Farting

The mother in law is 86.
She farts all the time.
Every time she stands up.
Nobody bats an eyelid. One of the perks of being old I guess. Can’t wait to be able to let one go whenever I want.
 
I have a top tip which you can take to the bank.

If you are feeling tummy ill and need to let one go. Do it near a baby or any toddler still in nappies.

Nobody will even bat an eyelid.

"Ohhh, Archie, think we'll have to take you to the baby change."

And they'll come back out later looking rather confused.
Just get a dog.
 
Did you know that farting is genetic. In order to support the gut bacteria that create gas, you must have a particular very common gene. Without it, no gas, no farts.
 
Anyone noticed the double standards concerning farting betweent the sexes?

If i have really bad guts at night and the bedroom stinks worse than chester zoo,the mrs gets angry and will push/nudge me a lot,even threaten to sleep downstairs or tell me to go sleep downstairs,yet.

If heaven forbid its her,she'll let em out silently and when it hits my nostrils and i say anything , " have you shit ". etc , she giggles and laughs,as if its OK.
 
My first time in a magistrates court, I was really nervous and couldn't help bit farther really loud. Don't think the judge was all that impressed

Sentence passed: Ten year's hard labour and transportation to the colonies.
 
Yep, in a lift when I thought everyone had got out. I'd been bottling it up since I entered the building. It seemed to take ages for every fucker to get off on their floors and when the last one left I let rip. A proper bowel ripper too. The sort of fart that goes on forever and changes pitch and tone midway through. It seemed like it was slowly fading, but coughed out a final defiant note that would have been worthy of congratulation in itself.
It was then I noticed I wasn't alone and there was a woman stood behind me with a look of utter horror, disgust and contempt all over her face.
You made her day!
 
Was in Copenhagen airport waiting to board a flight back to Stansted with my wife, her mum and stepdad.
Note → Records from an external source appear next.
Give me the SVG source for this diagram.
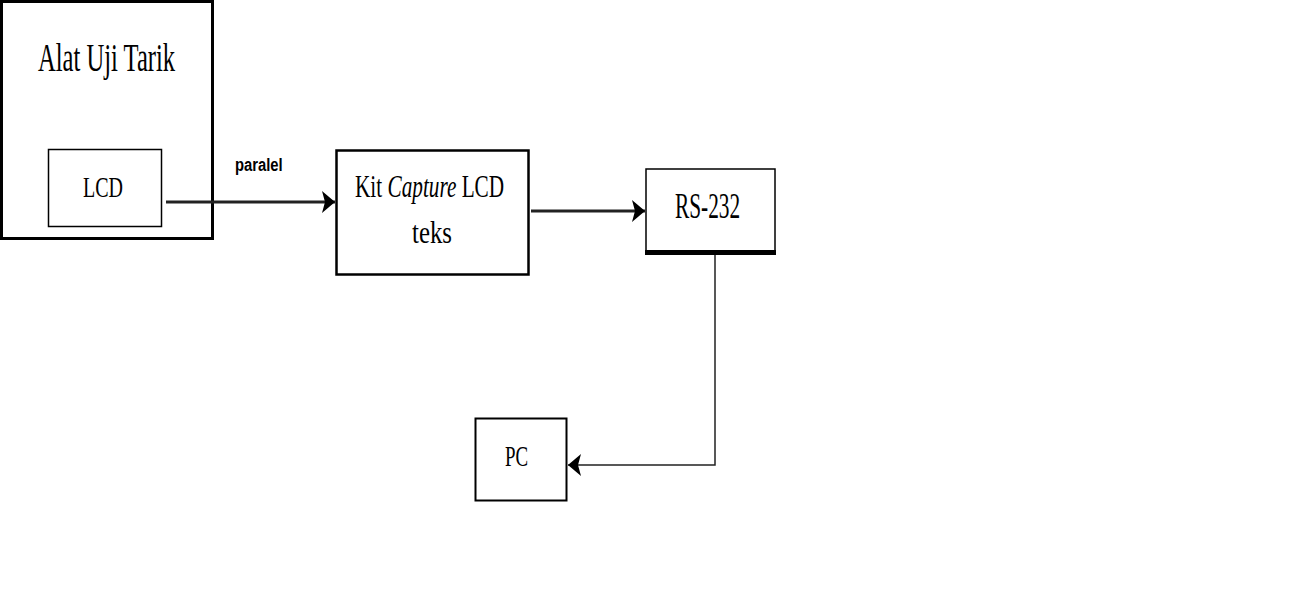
<svg xmlns="http://www.w3.org/2000/svg" width="1304" height="615" viewBox="0 0 1304 615">
<style>
.box{fill:#fff;stroke:#000}
.lbl{font-family:"Liberation Serif","Times New Roman",serif;fill:#000}
.edge{fill:none;stroke:#222}
</style>
<defs>
<marker id="ah" markerUnits="userSpaceOnUse" viewBox="0 0 13 22" refX="13" refY="11" markerWidth="13" markerHeight="22" orient="auto">
<path d="M0,0 L13,11 L0,22 L3,11 Z" fill="#000"/>
</marker>
</defs>
<rect width="1304" height="615" fill="#fff"/>
<g id="alat">
<rect class="box" x="1.5" y="1.5" width="211" height="237" stroke-width="3"/>
<text class="lbl" transform="translate(38,71) scale(0.6,1)" font-size="41">Alat Uji Tarik</text>
</g>
<g id="lcd">
<rect class="box" x="48.5" y="149.5" width="113" height="77" stroke-width="1.5"/>
<text class="lbl" transform="translate(83,197) scale(0.667,1)" font-size="30">LCD</text>
</g>
<g id="kit">
<rect class="box" x="336.5" y="150.5" width="192" height="124" stroke-width="2.5"/>
<text class="lbl" transform="translate(355,197) scale(0.664,1)" font-size="32">Kit <tspan font-style="italic">Capture</tspan> LCD</text>
<text class="lbl" transform="translate(412,243) scale(0.775,1)" font-size="32">teks</text>
</g>
<g id="rs232">
<rect class="box" x="646" y="169" width="129" height="83" stroke-width="1.5"/>
<rect x="645" y="250" width="131" height="5" fill="#000"/>
<text class="lbl" transform="translate(675,218) scale(0.61,1)" font-size="35">RS-232</text>
</g>
<g id="pc">
<rect class="box" x="475.5" y="418.5" width="91" height="82" stroke-width="2"/>
<text class="lbl" transform="translate(505,466) scale(0.63,1)" font-size="30">PC</text>
</g>
<g id="connectors">
<path class="edge" d="M166,202 L335,202" stroke-width="3" stroke="#333" marker-end="url(#ah)"/>
<text transform="translate(235,171) scale(0.78,1)" font-family="Liberation Sans, Arial, sans-serif" font-size="19" font-weight="bold">paralel</text>
<path class="edge" d="M531,211 L645,211" stroke-width="3" stroke="#333" marker-end="url(#ah)"/>
<path class="edge" d="M715,255 L715,465 L568,465" stroke-width="1.5" stroke="#000" marker-end="url(#ah)"/>
</g>
</svg>
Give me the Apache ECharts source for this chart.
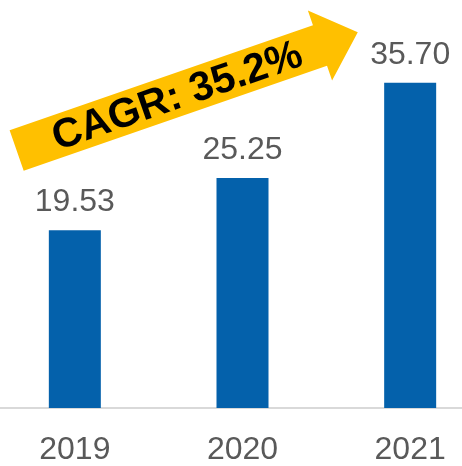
<!DOCTYPE html>
<html>
<head>
<meta charset="utf-8">
<script src="https://cdn.jsdelivr.net/npm/echarts@6/dist/echarts.min.js"></script>
<style>
html,body{margin:0;padding:0;background:#fff;overflow:hidden;width:462px;height:466px;}
#wrap{position:relative;width:462px;height:466px;overflow:hidden;}
#chart{position:absolute;left:-9px;top:0;width:503px;height:466px;}
</style>
</head>
<body>
<div id="wrap"><div id="chart"></div></div>
<script>
var categories = ['2019', '2020', '2021'];
var values = [19.53, 25.25, 35.70];
var valueLabels = ['19.53', '25.25', '35.70'];
var cagrText = 'CAGR: 35.2%';

var chart = echarts.init(document.getElementById('chart'), null, {renderer: 'canvas'});

var ang = 19.1 * Math.PI / 180;
var shaftHalf = 21.5, headBase = 321, headHalf = 37, tipLen = 361;

chart.setOption({
  animation: false,
  backgroundColor: '#ffffff',
  grid: {left: 0, right: 0, top: 43.7, bottom: 54, containLabel: false},
  xAxis: {
    type: 'category',
    data: categories,
    axisLine: {show: true, lineStyle: {color: '#d9d9d9', width: 2}},
    axisTick: {show: false},
    axisLabel: {color: '#595959', fontSize: 32, fontFamily: 'Liberation Sans, Arial, sans-serif', margin: 26}
  },
  yAxis: {
    type: 'value', min: 0, max: 40, show: false, splitLine: {show: false}
  },
  series: [{
    type: 'bar',
    data: values,
    barWidth: 52,
    itemStyle: {color: '#0461AB'},
    label: {
      show: true,
      position: 'top',
      distance: 12,
      color: '#595959',
      fontSize: 32,
      fontFamily: 'Liberation Sans, Arial, sans-serif',
      formatter: function (p) { return valueLabels[p.dataIndex]; }
    }
  }],
  graphic: [{
    type: 'group',
    x: 16.65 + 9,
    y: 150.5,
    rotation: ang,
    children: [{
      type: 'polygon',
      shape: {points: [
        [0, -shaftHalf], [headBase, -shaftHalf], [headBase, -headHalf], [tipLen, 0],
        [headBase, headHalf], [headBase, shaftHalf], [0, shaftHalf]
      ]},
      style: {fill: '#FFC000'}
    }, {
      type: 'text',
      x: 169.5,
      y: 2,
      style: {
        text: cagrText,
        fill: '#000000',
        font: 'bold 41px "Liberation Sans", Arial, sans-serif',
        align: 'center',
        verticalAlign: 'middle'
      }
    }]
  }]
});
</script>
</body>
</html>
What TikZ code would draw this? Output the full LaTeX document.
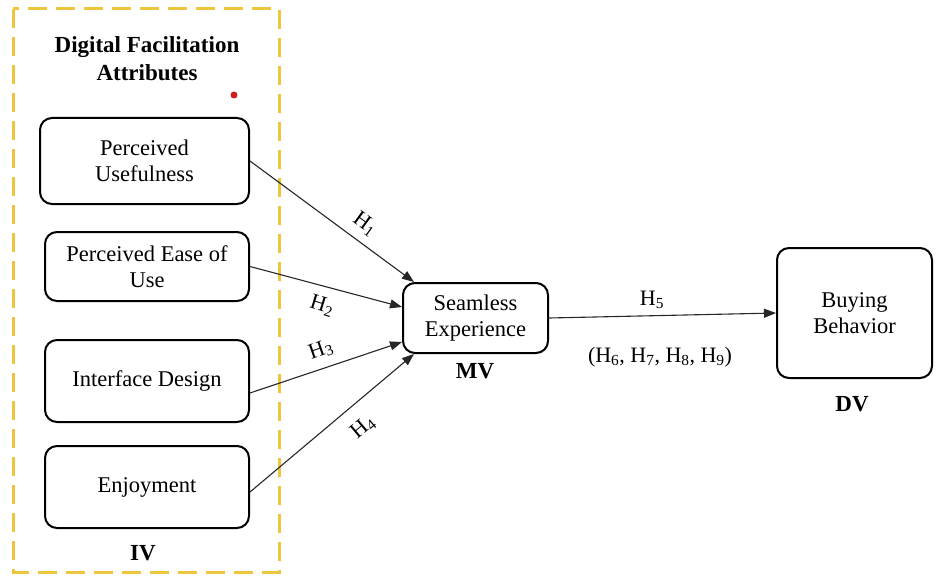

Got to the gate and a storm had come in so our flight was delayed. Everyone sat on the floor as there were no seats and they had started the process of boarding despite the delays! The mother in law goes to stand up and fails at the first attempt. We all start laughing as her knees are buckling and then, right in the face of another unsuspecting passenger she let out an almighty fart. As she was panicking at the same time it was one of those classic stop start numbers, singing its own tune into the random guys nostrils. It was sensational. Right in the poor fuckers face and she then not only had to deal with knowing he was following her in the queue, but as it zigzagged she had to make eye contact several times too.
 
Myself and the previous wife were on one of the Greek Isles and visiting a monastery. We were following a very religious but large elderly woman dressed in a large black shawl, up some steep stone steps, about 100 or so. Every time she stepped up onto the next step she let one go, it was like a metronome in perfect sync, I was on the floor in fits of giggles whilst SWMBO looked daggers at me and reminded me through gritted teeth to grow up as I'll be like that one day. She was right !!!